Cork County Councillors say the Government could do more to support entrepreneurs and small businesses who “improve, extend and reconstruct” their premises.
The Local Authority is to write to Minister Pascal Donohoe to amend the Valuations Act 2001 to assist stores walking a monetary tight rope.
The move comes following the tabling of a Motion by Cllr Noel Collins at a recent Sitting of Cork County Council.
The Midleton based Cllr said the current system is undemocratic, outdated and unconstitutional.
He said re-valuations are putting pressure on businesses who have carried out works at enormous expense, while big businesses are given an unfair advantage.
“Cheque book tycoons can avail of Corporation Tax Relief and, in some cases, rates relief for a ten-year period.”
“The golden handshake is given to the tycoon, coupled with tax and other financial concessions but few, if any such concessions, are given to the small developer” commented Cllr Collins.
Commercial rates are set by the Valuations Office which is controlled by Central Government through legislation. The Local Authority is obliged to collect the rates set by the Valuations Office.
Once a business increases in size, it must be reassessed and a new rate determined.

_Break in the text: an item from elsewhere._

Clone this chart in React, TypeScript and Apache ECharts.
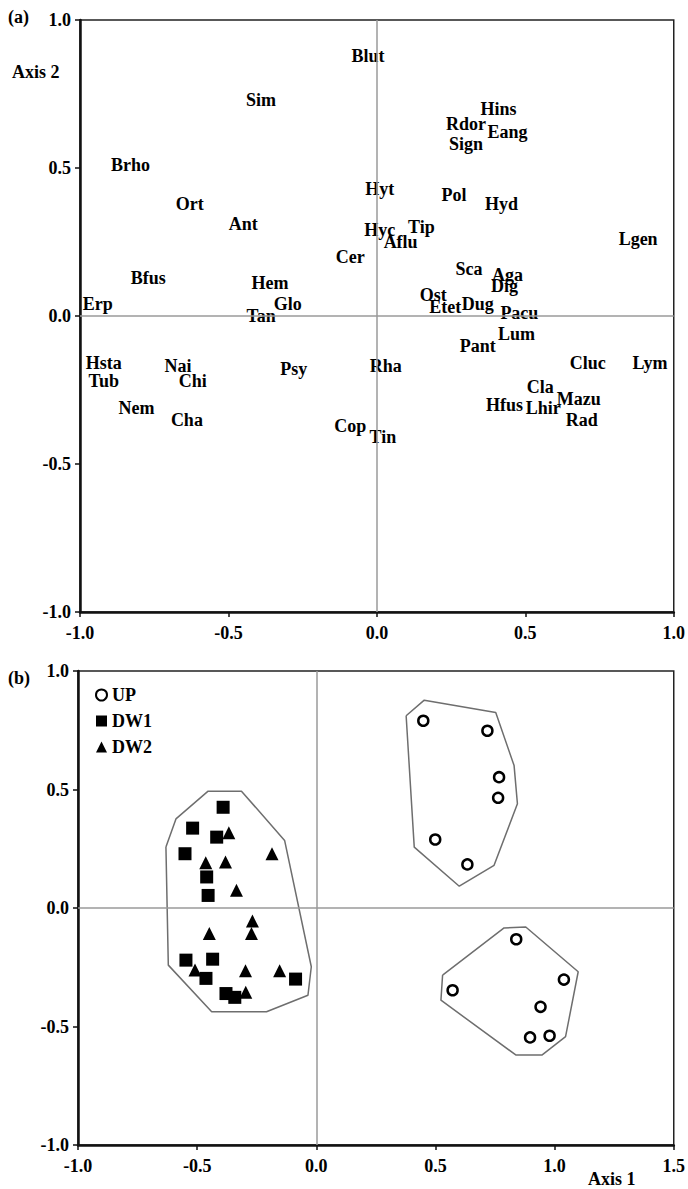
import React, { useEffect, useRef } from "react";
import * as echarts from "echarts";

// Panel (a): species scores
const speciesNames = ["Blut","Sim","Brho","Ort","Ant","Bfus","Hem","Cer","Hyt","Hyc","Tip","Aflu","Hins","Rdor","Eang","Sign","Pol","Hyd","Lgen","Sca","Aga","Dig","Ost","Etet","Dug","Pacu","Lum","Pant","Rha","Cluc","Lym","Cla","Mazu","Hfus","Lhir","Rad","Cop","Tin","Erp","Glo","Tan","Hsta","Tub","Nai","Chi","Nem","Cha","Psy"];
const speciesAxis1 = [-0.03,-0.39,-0.83,-0.63,-0.45,-0.77,-0.36,-0.09,0.01,0.01,0.15,0.08,0.41,0.30,0.44,0.30,0.26,0.42,0.88,0.31,0.44,0.43,0.19,0.23,0.34,0.48,0.47,0.34,0.03,0.71,0.92,0.55,0.68,0.43,0.56,0.69,-0.09,0.02,-0.94,-0.30,-0.39,-0.92,-0.92,-0.67,-0.62,-0.81,-0.64,-0.28];
const speciesAxis2 = [0.88,0.73,0.51,0.38,0.31,0.13,0.11,0.20,0.43,0.29,0.30,0.25,0.70,0.65,0.62,0.58,0.41,0.38,0.26,0.16,0.14,0.10,0.07,0.03,0.04,0.01,-0.06,-0.10,-0.17,-0.16,-0.16,-0.24,-0.28,-0.30,-0.31,-0.35,-0.37,-0.41,0.04,0.04,0.00,-0.16,-0.22,-0.17,-0.22,-0.31,-0.35,-0.18];

// Panel (b): site scores
const upAxis1 = [0.449,0.718,0.767,0.763,0.499,0.634,0.839,0.572,1.039,0.941,0.897,0.979];
const upAxis2 = [0.79,0.748,0.552,0.465,0.289,0.184,-0.132,-0.347,-0.302,-0.417,-0.546,-0.539];
const dw1Axis1 = [-0.391,-0.519,-0.418,-0.551,-0.46,-0.454,-0.547,-0.435,-0.463,-0.379,-0.342,-0.087];
const dw1Axis2 = [0.425,0.337,0.299,0.229,0.131,0.053,-0.22,-0.216,-0.297,-0.361,-0.377,-0.3];
const dw2Axis1 = [-0.367,-0.186,-0.464,-0.381,-0.335,-0.268,-0.449,-0.272,-0.509,-0.297,-0.154,-0.296];
const dw2Axis2 = [0.317,0.229,0.191,0.194,0.075,-0.055,-0.108,-0.108,-0.262,-0.265,-0.265,-0.356];

// Hull outlines (vertices)
const hullUpTop = [[0.377,0.811],[0.453,0.877],[0.753,0.825],[0.83,0.601],[0.844,0.44],[0.746,0.18],[0.6,0.092],[0.411,0.257]];
const hullUpBottom = [[0.53,-0.283],[0.523,-0.389],[0.837,-0.62],[0.948,-0.62],[1.046,-0.543],[1.099,-0.269],[0.879,-0.08],[0.788,-0.084]];
const hullDw = [[-0.631,0.257],[-0.589,0.376],[-0.454,0.493],[-0.314,0.493],[-0.133,0.285],[-0.021,-0.248],[-0.035,-0.368],[-0.209,-0.438],[-0.439,-0.438],[-0.621,-0.241]];

const legendNames = ["UP", "DW1", "DW2"];

const FONT = "Liberation Serif";
const INK = "#000";

const zip = (a: number[], b: number[]) => a.map((v, i) => [v, b[i]]);
const close = (p: number[][]) => [...p, p[0]];

export default function App() {
  const ref = useRef<HTMLDivElement>(null);
  useEffect(() => {
    document.body.style.margin = "0";
    const chart = echarts.init(ref.current!, null, { renderer: "svg" });
    const tickLabel = {
      fontFamily: FONT, fontWeight: "bold", fontSize: 18, color: INK,
      formatter: (v: number) => v.toFixed(1),
    };
    const axisCommon = (min: number, max: number, isX: boolean, gridIndex: number) => ({
      type: "value", gridIndex, min, max, interval: 0.5,
      axisLine: { show: true, onZero: false, lineStyle: { color: "#111", width: 2.5 } },
      axisTick: { show: true, length: 5, lineStyle: { color: "#111", width: 1.5 } },
      axisLabel: { ...tickLabel, margin: isX ? 12 : 9 },
      splitLine: { show: false },
    });
    const zeroLines = {
      silent: true, symbol: "none",
      lineStyle: { color: "#9a9a9a", width: 1.5, type: "solid" },
      label: { show: false },
      data: [{ xAxis: 0 }, { yAxis: 0 }],
    };
    const hullSeries = (pts: number[][]) => ({
      type: "line", xAxisIndex: 1, yAxisIndex: 1, data: close(pts),
      symbol: "none", lineStyle: { color: "#6e6e6e", width: 1.5 }, silent: true, z: 1,
    });
    chart.setOption({
      animation: false,
      backgroundColor: "#fff",
      grid: [
        { left: 80, top: 20, width: 594, height: 592, show: true, borderColor: "#222", borderWidth: 1.5 },
        { left: 78, top: 671, width: 597, height: 474, show: true, borderColor: "#222", borderWidth: 1.5 },
      ],
      xAxis: [axisCommon(-1, 1, true, 0), axisCommon(-1, 1.5, true, 1)],
      yAxis: [axisCommon(-1, 1, false, 0), axisCommon(-1, 1, false, 1)],
      legend: {
        orient: "vertical", left: 90, top: 681, itemWidth: 11, itemHeight: 11, itemGap: 8,
        textStyle: { fontFamily: FONT, fontWeight: "bold", fontSize: 18, color: INK },
        data: legendNames,
      },
      series: [
        {
          type: "scatter", xAxisIndex: 0, yAxisIndex: 0,
          data: speciesNames.map((n, i) => ({ name: n, value: [speciesAxis1[i], speciesAxis2[i]] })),
          symbolSize: 1, itemStyle: { color: "rgba(0,0,0,0)", opacity: 1 },
          label: {
            show: true, position: "inside", formatter: (p: any) => p.name,
            fontFamily: FONT, fontWeight: "bold", fontSize: 18, color: INK, opacity: 1,
          },
          markLine: zeroLines, z: 3,
        },
        {
          type: "scatter", xAxisIndex: 1, yAxisIndex: 1, data: [], markLine: zeroLines, z: 0,
        },
        hullSeries(hullUpTop),
        hullSeries(hullUpBottom),
        hullSeries(hullDw),
        {
          name: legendNames[0], type: "scatter", xAxisIndex: 1, yAxisIndex: 1,
          data: zip(upAxis1, upAxis2), symbol: "circle", symbolSize: 10,
          itemStyle: { color: "#fff", borderColor: INK, borderWidth: 2.5, opacity: 1 }, z: 3,
        },
        {
          name: legendNames[1], type: "scatter", xAxisIndex: 1, yAxisIndex: 1,
          data: zip(dw1Axis1, dw1Axis2), symbol: "rect", symbolSize: 13,
          itemStyle: { color: INK, opacity: 1 }, z: 3,
        },
        {
          name: legendNames[2], type: "scatter", xAxisIndex: 1, yAxisIndex: 1,
          data: zip(dw2Axis1, dw2Axis2), symbol: "triangle", symbolSize: 13,
          itemStyle: { color: INK, opacity: 1 }, z: 3,
        },
      ],
      graphic: [
        { type: "text", left: 8, top: 8, style: { text: "(a)", font: `bold 18px "${FONT}"`, fill: INK } },
        { type: "text", left: 8, top: 669, style: { text: "(b)", font: `bold 18px "${FONT}"`, fill: INK } },
        { type: "text", left: 12, top: 63, style: { text: "Axis 2", font: `bold 18px "${FONT}"`, fill: INK } },
        { type: "text", left: 588, top: 1170, style: { text: "Axis 1", font: `bold 18px "${FONT}"`, fill: INK } },
      ],
    });
    return () => chart.dispose();
  }, []);
  return <div ref={ref} style={{ position: "absolute", left: 0, top: 0, width: 688, height: 1189 }} />;
}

A business annual rates bill is derived by the net annual value (NAV) assessed on the commercial property, multiplied by the annual rate on valuation (AVR), set by the Local Authority each year.
The Independent Cllr said “there is an appeals system, but rarely is there a reduction in the rateable valuation.

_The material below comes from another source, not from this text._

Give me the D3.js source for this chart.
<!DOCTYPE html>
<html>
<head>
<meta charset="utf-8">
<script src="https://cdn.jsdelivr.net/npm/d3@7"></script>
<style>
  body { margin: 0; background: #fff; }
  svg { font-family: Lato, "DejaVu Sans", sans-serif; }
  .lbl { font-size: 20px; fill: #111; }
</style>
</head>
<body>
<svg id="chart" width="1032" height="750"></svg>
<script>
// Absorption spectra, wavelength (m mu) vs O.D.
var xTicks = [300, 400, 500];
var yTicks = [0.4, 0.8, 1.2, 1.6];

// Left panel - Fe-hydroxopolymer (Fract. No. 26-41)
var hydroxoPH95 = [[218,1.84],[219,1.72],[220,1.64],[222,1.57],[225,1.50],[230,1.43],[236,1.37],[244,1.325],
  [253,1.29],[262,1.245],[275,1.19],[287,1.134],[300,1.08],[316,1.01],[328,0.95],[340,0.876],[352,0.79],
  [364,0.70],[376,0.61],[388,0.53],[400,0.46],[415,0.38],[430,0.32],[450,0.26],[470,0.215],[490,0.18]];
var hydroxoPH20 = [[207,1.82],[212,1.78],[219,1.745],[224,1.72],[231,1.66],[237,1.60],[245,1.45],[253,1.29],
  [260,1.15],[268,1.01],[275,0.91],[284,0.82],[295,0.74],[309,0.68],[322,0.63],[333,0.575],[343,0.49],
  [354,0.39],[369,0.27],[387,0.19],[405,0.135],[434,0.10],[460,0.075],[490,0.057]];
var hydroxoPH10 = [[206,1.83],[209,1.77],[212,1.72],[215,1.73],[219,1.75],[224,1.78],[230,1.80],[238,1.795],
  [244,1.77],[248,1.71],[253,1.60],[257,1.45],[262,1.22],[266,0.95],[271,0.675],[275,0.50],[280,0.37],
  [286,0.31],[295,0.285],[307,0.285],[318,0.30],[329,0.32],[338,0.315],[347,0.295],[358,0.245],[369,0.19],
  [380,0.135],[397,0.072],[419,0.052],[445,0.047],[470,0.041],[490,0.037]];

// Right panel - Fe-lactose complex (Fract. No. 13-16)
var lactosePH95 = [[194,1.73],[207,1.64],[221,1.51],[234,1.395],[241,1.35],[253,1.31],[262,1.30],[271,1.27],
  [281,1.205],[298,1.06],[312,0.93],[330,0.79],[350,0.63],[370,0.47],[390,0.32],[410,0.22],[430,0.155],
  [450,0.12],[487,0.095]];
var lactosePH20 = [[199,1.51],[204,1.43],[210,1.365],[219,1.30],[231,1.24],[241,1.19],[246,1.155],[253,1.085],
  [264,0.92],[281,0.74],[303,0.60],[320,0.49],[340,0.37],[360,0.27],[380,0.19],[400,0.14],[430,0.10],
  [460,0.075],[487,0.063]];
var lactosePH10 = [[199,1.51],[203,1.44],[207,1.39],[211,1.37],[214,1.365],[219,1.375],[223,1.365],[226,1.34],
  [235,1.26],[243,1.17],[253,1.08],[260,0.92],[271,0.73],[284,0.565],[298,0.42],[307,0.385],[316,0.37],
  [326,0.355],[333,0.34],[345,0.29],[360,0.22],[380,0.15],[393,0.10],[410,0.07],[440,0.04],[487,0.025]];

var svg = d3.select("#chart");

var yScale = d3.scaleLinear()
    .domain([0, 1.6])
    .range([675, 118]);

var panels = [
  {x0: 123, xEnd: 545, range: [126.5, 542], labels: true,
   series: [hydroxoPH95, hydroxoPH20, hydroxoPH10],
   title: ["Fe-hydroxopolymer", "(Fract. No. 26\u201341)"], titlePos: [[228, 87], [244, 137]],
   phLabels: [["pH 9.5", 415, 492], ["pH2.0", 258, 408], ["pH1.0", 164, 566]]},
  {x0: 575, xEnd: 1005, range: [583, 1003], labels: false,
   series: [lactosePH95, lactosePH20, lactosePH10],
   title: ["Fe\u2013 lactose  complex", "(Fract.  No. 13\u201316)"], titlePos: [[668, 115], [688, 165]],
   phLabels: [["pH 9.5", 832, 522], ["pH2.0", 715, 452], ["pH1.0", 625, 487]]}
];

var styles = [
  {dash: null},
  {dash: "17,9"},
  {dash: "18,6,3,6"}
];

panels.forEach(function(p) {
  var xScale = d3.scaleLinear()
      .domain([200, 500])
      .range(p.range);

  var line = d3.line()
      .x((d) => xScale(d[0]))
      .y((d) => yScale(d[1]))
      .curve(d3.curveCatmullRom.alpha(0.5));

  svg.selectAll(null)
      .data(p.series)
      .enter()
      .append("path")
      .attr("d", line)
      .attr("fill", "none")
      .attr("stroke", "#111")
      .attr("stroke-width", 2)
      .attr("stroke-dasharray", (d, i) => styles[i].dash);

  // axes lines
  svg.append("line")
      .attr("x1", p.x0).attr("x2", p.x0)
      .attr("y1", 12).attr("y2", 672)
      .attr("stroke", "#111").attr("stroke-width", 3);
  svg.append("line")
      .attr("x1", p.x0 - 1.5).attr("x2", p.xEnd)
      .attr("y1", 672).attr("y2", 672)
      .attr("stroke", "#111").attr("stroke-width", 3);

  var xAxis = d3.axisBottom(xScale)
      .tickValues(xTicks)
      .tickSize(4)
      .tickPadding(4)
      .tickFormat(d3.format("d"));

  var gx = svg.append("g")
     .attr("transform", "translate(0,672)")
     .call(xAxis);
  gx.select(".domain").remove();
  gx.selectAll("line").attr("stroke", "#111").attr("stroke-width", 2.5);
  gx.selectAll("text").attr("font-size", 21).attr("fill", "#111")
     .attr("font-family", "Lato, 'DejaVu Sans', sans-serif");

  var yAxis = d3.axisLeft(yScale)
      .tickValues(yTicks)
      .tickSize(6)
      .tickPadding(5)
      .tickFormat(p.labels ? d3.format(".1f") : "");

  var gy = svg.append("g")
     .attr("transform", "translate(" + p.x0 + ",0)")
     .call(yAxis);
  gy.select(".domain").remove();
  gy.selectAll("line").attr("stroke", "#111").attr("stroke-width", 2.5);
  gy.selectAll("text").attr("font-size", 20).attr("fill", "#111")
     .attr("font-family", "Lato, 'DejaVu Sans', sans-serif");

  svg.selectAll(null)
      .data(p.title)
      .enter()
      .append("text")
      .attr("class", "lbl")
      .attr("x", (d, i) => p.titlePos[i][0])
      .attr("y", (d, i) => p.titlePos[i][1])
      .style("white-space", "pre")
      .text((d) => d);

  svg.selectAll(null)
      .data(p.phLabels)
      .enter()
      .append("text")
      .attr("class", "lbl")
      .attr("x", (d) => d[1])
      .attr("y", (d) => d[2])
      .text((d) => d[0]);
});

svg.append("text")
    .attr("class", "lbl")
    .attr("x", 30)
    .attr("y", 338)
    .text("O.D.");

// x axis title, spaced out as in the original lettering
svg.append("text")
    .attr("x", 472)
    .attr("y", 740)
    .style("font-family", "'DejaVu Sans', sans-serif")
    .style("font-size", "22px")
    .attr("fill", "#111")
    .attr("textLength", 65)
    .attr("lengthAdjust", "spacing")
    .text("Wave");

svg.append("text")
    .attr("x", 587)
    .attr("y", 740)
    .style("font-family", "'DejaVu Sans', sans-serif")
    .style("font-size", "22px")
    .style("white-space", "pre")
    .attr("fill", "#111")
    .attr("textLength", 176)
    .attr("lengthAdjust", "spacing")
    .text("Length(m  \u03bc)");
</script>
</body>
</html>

€123.7 million in commercial rates was collected by Cork County Council last year.
The figure reflects almost 40% of the Authority’s total revenue, and an increase of €30million since 2010.
Mr Collins said where a small trader has carried out improvements, their rate should be frozen and their premises not re-evaluated for ten years.
“We all like to see the modernisation of these shops, but when there is a heavy penalty for doing so it will discourage many small traders from carrying out improvements.”